Ah, yes. The syllabus for a new Orwellian age.

PS. In two posts, Resty suggests a list of essential books. I would like to add: anything by Timothy Garton Ash, who may be George Orwell’s true heir in political reporting. I only have The Uses of Adversity at home, but somehow I think that’s more than enough.



Filed under Readings in Politics

2 responses to “Orwellian syllabus

  1. manuelbuencamino

    Raul Manglapus wrote a short book on democracy during his exile years. He made a distinction between the form and essence of democracy. (He cited similar examples to Mandela’s )

    He said what we inherited or learned from the west was the form and not the essence which, although it defies definition, is inherent among humans. We become aware of it only when it’s missing.

    It was his response to Marcos who formally lifted martial law and reinstituted the forms of democracy.

    Similarly, we are experiencing formal democracy under Gloria and nothing else. The Batasan, Comelec, Ombudsman, Sandigan and the SC are doing her bidding. Arrests and raids are conducted under “the rule of law”.

    I understand your concern about the Orwellian nature of the language of this administration but don’t incidents like the arrest of Beltran and the raid on Atty. Tabayoyong remind you of one of Kafka’s stories?

    We are living in Kafka’s world and we are speaking Orwellian.

    I think I’ll light up a joint and leave you guys for awhile. Peace

  2. DJB

    John, just a comment to ManuelBuencamino…

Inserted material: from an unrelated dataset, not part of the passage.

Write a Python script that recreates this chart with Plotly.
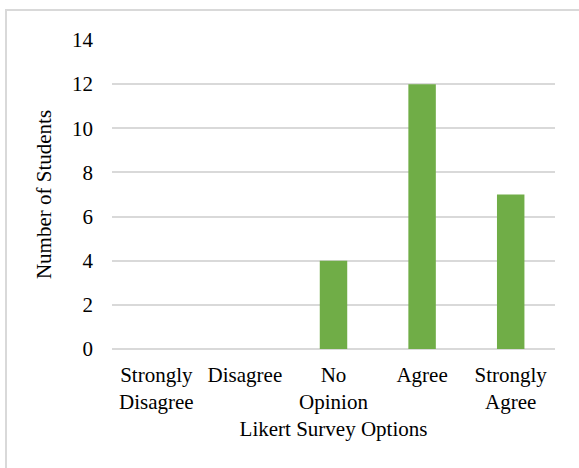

    I’ve always thought of Kafka as a great anti-totalitarian writer of the 20th century. His works, like “The Metamorphosis” “The Trial” and “The Castle” have many possible interpretations, but my own reading of them produced the same aversion to bureaucracies and big govts that Orwell’s works also did. Altho Franz Kafka, a lawyer, was a bit unhinged through and through. In Animal Farm and 1984, Orwell and Kafka were humanists struggling against inhuman ideological systems.

    I don’t think KAFKAESQUE applies to the Philippines yet, though that short story about the guy that metamorphoses into a cockroach could be applicable. I thought Kafka weird then…until I read SISOHPROMATEM (by a scifi author whose name I now forget), where a cockroach turns into a human!